:: PROBLEM DESCRIPTION ::
Reproduce, exactly and in full, the lines from the one with "Clone this chart in Apache ECharts." through the one with "const ref50Value = 2250;" in the data below; drop pictures.

EXTRACTED INFORMATION start

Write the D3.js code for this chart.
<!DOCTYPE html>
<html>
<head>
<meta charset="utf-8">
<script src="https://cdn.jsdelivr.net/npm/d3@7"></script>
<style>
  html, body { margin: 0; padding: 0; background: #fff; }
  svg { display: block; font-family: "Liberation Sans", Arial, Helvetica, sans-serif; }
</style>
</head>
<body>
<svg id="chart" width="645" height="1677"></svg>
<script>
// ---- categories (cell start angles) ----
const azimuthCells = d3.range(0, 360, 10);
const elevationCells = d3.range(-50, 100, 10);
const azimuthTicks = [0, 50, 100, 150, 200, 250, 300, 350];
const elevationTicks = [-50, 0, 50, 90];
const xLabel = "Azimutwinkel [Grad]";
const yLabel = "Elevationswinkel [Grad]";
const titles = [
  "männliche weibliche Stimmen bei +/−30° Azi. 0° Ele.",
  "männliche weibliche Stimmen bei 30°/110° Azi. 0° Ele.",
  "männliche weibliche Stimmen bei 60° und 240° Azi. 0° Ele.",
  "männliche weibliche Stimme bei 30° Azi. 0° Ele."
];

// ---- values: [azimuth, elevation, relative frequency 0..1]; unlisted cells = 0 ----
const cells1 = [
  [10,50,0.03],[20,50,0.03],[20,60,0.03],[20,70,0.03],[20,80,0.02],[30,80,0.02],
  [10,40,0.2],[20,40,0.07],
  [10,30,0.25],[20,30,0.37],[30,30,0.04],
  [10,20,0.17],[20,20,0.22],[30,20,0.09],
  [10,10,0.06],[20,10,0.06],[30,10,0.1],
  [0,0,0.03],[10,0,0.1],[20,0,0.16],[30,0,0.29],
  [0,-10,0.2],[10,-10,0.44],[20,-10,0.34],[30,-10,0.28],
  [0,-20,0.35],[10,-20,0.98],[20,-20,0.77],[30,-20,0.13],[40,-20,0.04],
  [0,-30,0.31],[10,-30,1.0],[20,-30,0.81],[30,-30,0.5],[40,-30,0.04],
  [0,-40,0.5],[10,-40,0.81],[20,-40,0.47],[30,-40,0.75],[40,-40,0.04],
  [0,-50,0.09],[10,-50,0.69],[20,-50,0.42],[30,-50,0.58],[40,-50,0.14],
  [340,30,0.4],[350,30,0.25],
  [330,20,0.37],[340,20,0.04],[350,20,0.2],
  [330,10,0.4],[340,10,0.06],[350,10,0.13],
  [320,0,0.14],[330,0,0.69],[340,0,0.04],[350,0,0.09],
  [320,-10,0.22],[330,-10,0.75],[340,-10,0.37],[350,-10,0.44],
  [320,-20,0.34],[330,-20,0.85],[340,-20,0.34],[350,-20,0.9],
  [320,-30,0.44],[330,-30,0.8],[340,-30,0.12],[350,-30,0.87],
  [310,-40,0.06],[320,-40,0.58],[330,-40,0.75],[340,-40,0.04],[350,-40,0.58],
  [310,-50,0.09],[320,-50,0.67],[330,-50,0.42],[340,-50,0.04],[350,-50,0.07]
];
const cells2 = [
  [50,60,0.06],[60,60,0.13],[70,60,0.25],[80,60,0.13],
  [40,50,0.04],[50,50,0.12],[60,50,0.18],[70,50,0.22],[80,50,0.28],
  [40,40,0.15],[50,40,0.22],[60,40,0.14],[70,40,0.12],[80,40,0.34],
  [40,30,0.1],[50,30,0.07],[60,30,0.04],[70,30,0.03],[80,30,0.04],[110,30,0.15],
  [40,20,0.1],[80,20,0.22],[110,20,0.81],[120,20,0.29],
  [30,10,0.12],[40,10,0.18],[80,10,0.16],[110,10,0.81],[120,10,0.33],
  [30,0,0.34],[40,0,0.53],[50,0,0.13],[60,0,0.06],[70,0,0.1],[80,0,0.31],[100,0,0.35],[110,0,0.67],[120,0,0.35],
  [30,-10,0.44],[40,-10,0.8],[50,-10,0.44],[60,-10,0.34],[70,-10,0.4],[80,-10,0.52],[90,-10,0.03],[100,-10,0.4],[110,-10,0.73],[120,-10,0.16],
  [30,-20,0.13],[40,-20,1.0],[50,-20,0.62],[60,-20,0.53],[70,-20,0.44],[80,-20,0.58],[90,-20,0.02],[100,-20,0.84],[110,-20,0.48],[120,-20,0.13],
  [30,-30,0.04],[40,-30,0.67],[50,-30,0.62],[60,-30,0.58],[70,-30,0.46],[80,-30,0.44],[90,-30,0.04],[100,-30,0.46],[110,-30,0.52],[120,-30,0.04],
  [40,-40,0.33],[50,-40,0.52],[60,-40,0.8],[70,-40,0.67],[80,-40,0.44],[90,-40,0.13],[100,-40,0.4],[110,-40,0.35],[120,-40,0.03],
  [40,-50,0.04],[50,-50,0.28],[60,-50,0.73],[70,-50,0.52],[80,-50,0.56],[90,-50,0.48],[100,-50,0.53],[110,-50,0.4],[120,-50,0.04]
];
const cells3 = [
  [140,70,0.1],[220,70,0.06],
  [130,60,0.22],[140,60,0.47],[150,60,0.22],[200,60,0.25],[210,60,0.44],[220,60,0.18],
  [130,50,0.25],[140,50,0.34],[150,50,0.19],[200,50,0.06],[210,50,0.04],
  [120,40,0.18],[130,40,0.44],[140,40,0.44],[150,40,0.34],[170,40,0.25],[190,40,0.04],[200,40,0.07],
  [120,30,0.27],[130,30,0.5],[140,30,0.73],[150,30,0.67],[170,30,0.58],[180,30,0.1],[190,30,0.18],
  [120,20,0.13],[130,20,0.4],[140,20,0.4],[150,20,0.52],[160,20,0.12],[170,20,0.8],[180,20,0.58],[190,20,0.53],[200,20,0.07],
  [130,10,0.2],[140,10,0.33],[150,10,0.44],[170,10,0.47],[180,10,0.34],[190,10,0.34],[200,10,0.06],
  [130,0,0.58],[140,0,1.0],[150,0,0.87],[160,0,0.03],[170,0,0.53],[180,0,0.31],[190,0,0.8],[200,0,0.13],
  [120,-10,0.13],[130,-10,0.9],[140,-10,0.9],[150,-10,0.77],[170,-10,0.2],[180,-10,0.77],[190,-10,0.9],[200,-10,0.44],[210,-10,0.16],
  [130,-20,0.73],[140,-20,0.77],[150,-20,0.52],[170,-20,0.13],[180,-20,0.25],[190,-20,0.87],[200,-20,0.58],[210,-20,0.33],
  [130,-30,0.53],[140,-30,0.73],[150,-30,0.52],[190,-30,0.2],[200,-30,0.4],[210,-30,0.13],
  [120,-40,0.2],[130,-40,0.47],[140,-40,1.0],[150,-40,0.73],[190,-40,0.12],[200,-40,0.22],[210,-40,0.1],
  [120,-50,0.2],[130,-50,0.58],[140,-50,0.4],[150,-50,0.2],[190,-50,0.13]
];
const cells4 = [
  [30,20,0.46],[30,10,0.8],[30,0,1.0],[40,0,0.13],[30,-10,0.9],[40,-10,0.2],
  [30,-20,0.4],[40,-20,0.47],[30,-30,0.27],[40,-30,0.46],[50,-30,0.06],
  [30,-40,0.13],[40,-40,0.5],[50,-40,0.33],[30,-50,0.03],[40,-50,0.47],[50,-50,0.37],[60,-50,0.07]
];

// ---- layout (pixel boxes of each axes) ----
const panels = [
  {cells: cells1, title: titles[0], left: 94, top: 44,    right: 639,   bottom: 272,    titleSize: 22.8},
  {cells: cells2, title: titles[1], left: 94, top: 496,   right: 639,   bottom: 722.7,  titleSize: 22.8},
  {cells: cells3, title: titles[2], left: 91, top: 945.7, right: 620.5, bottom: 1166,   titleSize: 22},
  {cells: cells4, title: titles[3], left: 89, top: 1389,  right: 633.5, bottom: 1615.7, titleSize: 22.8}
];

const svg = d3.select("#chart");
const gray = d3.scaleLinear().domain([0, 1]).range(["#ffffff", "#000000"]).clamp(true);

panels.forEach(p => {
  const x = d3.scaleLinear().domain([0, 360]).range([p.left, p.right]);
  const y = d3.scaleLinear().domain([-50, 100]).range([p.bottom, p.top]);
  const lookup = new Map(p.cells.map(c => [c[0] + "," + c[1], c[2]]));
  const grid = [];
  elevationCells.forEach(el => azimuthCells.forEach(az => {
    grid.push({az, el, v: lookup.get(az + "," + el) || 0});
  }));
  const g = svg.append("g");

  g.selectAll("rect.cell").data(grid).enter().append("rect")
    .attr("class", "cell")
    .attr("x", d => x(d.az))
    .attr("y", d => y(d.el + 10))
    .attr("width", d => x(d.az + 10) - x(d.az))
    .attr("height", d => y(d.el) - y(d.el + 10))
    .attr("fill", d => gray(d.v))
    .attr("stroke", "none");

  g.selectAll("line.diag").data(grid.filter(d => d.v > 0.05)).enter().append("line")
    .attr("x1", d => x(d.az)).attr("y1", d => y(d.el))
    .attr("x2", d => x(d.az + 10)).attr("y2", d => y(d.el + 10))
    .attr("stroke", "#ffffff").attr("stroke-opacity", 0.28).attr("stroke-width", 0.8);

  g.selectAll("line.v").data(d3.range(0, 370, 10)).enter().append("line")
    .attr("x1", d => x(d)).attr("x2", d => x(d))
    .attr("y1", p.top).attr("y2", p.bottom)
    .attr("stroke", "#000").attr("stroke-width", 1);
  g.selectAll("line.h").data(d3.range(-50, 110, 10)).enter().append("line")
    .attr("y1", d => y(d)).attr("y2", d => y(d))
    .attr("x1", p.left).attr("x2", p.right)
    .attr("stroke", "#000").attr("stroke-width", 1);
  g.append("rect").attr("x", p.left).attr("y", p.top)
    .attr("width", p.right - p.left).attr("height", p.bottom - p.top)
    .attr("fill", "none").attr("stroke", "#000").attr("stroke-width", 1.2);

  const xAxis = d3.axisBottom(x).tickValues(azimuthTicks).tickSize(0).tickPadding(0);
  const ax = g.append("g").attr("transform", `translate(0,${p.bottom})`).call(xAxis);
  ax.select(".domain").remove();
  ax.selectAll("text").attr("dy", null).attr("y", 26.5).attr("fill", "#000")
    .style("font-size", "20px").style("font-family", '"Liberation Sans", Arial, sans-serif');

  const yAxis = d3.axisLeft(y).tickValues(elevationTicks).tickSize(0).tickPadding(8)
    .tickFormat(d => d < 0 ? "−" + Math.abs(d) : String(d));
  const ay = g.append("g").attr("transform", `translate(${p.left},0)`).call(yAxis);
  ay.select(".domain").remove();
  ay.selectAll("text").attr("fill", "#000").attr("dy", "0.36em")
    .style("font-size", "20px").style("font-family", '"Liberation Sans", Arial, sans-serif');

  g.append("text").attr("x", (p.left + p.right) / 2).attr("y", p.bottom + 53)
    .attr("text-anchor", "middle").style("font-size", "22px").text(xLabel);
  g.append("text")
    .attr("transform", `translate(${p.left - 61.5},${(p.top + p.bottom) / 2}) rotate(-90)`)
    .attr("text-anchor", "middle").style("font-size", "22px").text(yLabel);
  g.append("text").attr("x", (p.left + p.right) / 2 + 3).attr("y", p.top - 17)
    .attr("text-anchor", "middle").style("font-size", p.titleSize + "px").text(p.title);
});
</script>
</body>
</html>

EXTRACTED INFORMATION end
EXTRACTED INFORMATION start

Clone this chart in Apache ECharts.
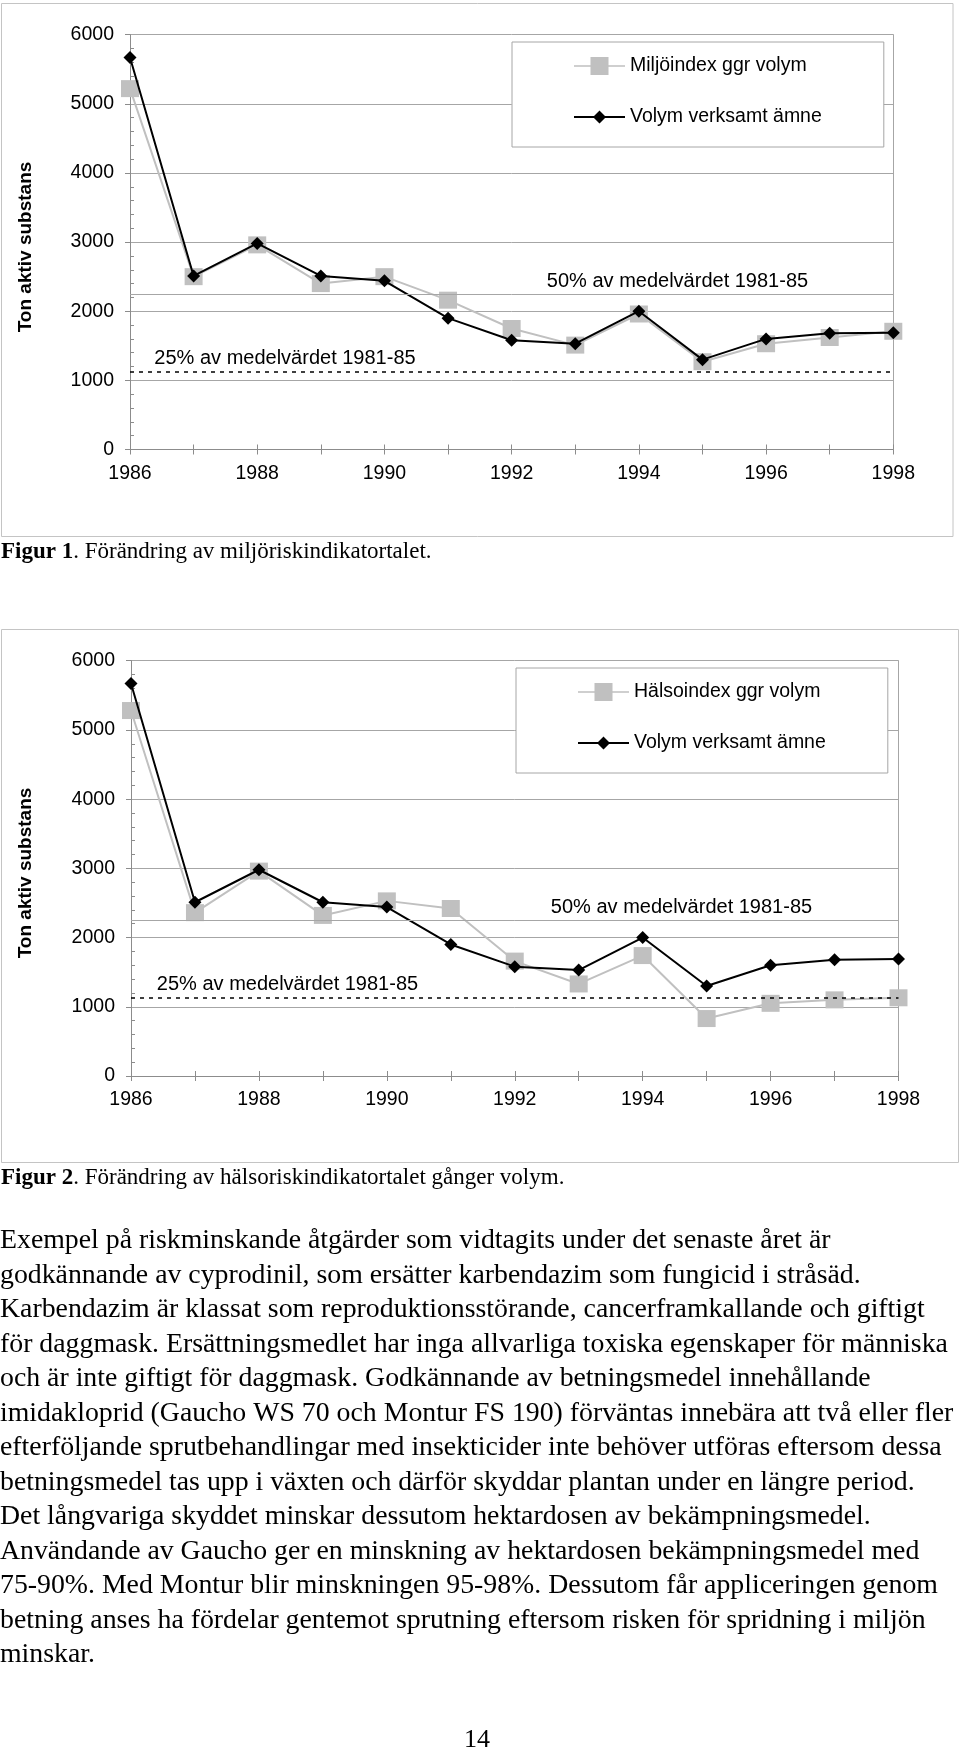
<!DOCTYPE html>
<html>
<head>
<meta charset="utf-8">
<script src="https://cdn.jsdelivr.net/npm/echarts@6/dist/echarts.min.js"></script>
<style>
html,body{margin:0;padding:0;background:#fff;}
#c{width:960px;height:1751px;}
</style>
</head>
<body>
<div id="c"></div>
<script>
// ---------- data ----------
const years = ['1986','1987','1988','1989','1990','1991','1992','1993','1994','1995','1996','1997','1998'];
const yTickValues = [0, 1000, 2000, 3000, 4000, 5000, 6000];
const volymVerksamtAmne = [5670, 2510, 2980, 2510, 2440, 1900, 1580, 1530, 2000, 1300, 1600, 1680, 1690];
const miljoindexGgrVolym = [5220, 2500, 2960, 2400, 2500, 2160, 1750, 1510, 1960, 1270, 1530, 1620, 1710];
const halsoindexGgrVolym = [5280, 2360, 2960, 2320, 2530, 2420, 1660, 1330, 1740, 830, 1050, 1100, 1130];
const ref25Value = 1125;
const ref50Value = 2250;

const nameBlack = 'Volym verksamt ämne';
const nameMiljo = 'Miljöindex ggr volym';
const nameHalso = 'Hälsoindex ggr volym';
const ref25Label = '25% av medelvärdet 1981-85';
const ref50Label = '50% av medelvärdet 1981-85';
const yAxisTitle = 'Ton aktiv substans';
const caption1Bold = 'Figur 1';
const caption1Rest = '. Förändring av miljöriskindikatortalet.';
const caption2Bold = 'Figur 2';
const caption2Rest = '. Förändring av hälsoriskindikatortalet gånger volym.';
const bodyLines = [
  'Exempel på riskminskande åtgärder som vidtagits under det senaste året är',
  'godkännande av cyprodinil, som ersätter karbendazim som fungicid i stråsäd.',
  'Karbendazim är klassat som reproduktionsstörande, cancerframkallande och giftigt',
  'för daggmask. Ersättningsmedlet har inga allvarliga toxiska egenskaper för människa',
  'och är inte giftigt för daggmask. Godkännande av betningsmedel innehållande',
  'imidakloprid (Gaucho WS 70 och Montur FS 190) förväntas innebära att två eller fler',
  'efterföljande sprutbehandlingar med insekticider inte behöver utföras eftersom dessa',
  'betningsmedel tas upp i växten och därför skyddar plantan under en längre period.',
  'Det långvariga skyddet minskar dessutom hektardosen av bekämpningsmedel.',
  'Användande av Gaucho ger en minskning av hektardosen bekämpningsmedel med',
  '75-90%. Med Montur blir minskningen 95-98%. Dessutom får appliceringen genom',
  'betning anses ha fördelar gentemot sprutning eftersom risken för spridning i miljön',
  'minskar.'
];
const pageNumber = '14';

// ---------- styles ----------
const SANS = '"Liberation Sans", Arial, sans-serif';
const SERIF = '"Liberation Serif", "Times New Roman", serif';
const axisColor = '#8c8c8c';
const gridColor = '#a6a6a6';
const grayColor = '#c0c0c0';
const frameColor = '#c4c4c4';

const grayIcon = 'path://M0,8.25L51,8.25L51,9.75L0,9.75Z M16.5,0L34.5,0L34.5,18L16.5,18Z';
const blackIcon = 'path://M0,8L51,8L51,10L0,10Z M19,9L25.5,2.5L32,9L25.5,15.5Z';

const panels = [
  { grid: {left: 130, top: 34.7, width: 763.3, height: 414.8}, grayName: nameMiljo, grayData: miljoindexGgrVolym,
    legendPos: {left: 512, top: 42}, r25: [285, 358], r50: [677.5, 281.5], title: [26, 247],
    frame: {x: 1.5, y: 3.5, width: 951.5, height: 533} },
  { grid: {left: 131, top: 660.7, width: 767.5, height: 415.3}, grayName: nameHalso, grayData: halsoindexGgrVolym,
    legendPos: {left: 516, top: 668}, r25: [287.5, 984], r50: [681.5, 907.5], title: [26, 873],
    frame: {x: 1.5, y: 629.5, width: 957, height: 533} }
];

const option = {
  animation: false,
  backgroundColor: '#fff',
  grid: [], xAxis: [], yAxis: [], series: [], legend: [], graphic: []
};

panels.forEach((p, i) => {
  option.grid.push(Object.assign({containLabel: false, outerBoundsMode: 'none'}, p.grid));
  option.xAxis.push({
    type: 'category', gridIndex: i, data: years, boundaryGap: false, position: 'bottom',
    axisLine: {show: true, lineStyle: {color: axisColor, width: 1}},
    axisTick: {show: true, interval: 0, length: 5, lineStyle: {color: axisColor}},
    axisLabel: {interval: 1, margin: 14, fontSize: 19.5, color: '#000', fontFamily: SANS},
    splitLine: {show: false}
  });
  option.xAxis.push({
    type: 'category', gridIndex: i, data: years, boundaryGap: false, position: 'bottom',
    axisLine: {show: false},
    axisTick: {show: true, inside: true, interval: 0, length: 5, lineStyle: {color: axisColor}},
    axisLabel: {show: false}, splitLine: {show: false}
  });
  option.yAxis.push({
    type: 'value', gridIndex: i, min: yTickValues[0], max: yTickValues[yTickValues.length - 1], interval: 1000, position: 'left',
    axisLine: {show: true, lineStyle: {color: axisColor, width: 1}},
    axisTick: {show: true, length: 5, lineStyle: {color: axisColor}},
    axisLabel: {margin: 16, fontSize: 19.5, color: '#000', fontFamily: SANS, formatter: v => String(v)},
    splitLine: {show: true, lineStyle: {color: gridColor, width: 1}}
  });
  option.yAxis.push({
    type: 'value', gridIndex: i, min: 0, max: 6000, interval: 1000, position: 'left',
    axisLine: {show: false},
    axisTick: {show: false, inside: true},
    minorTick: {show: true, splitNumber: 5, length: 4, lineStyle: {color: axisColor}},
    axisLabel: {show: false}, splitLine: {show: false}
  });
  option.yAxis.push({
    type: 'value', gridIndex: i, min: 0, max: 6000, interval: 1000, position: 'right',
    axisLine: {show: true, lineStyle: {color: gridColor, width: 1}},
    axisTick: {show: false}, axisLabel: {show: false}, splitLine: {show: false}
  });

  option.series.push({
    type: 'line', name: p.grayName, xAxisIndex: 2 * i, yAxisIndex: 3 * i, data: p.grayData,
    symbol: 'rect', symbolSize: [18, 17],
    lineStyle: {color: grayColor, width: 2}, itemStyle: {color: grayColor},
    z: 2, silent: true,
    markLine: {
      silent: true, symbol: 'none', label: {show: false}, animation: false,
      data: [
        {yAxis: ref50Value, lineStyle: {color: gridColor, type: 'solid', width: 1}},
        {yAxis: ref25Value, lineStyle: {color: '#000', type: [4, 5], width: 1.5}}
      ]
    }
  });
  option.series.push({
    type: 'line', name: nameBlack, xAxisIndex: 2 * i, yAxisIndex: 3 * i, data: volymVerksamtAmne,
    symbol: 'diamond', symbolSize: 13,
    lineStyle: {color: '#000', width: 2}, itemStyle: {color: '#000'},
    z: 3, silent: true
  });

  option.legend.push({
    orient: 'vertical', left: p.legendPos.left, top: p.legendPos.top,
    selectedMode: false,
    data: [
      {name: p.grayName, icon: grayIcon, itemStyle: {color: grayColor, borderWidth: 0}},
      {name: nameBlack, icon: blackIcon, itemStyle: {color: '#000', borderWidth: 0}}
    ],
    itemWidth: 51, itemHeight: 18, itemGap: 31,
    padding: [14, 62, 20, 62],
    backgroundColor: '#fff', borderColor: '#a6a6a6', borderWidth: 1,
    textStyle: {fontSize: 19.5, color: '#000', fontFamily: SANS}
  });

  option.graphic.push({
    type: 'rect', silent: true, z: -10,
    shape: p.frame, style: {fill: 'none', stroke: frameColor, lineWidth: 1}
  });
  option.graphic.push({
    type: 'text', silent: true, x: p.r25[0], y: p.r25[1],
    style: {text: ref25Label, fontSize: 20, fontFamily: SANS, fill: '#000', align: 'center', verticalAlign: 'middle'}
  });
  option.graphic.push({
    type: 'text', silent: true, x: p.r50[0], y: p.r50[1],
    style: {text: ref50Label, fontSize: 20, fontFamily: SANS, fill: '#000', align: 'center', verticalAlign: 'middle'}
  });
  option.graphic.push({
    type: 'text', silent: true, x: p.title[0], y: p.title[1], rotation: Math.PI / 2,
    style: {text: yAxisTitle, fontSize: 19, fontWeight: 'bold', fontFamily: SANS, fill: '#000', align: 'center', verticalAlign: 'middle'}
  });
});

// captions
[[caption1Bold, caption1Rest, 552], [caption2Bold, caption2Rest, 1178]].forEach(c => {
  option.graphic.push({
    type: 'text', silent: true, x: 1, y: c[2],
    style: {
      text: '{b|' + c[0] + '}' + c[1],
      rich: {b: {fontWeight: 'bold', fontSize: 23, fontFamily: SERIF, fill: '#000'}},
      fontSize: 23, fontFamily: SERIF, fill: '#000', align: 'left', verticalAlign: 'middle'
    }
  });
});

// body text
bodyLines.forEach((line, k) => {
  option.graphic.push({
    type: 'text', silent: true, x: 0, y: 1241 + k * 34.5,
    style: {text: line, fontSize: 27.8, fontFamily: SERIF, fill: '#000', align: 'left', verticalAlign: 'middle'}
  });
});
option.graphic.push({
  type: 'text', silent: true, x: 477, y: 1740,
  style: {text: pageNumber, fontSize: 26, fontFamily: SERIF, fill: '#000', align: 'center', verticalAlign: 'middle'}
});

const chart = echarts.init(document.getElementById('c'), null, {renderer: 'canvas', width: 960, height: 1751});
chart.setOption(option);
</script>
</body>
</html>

EXTRACTED INFORMATION end

:: RESULT FOR THIS EXERCISE ::
Clone this chart in Apache ECharts.
<!DOCTYPE html>
<html>
<head>
<meta charset="utf-8">
<script src="https://cdn.jsdelivr.net/npm/echarts@6/dist/echarts.min.js"></script>
<style>
html,body{margin:0;padding:0;background:#fff;}
#c{width:960px;height:1751px;}
</style>
</head>
<body>
<div id="c"></div>
<script>
// ---------- data ----------
const years = ['1986','1987','1988','1989','1990','1991','1992','1993','1994','1995','1996','1997','1998'];
const yTickValues = [0, 1000, 2000, 3000, 4000, 5000, 6000];
const volymVerksamtAmne = [5670, 2510, 2980, 2510, 2440, 1900, 1580, 1530, 2000, 1300, 1600, 1680, 1690];
const miljoindexGgrVolym = [5220, 2500, 2960, 2400, 2500, 2160, 1750, 1510, 1960, 1270, 1530, 1620, 1710];
const halsoindexGgrVolym = [5280, 2360, 2960, 2320, 2530, 2420, 1660, 1330, 1740, 830, 1050, 1100, 1130];
const ref25Value = 1125;
const ref50Value = 2250;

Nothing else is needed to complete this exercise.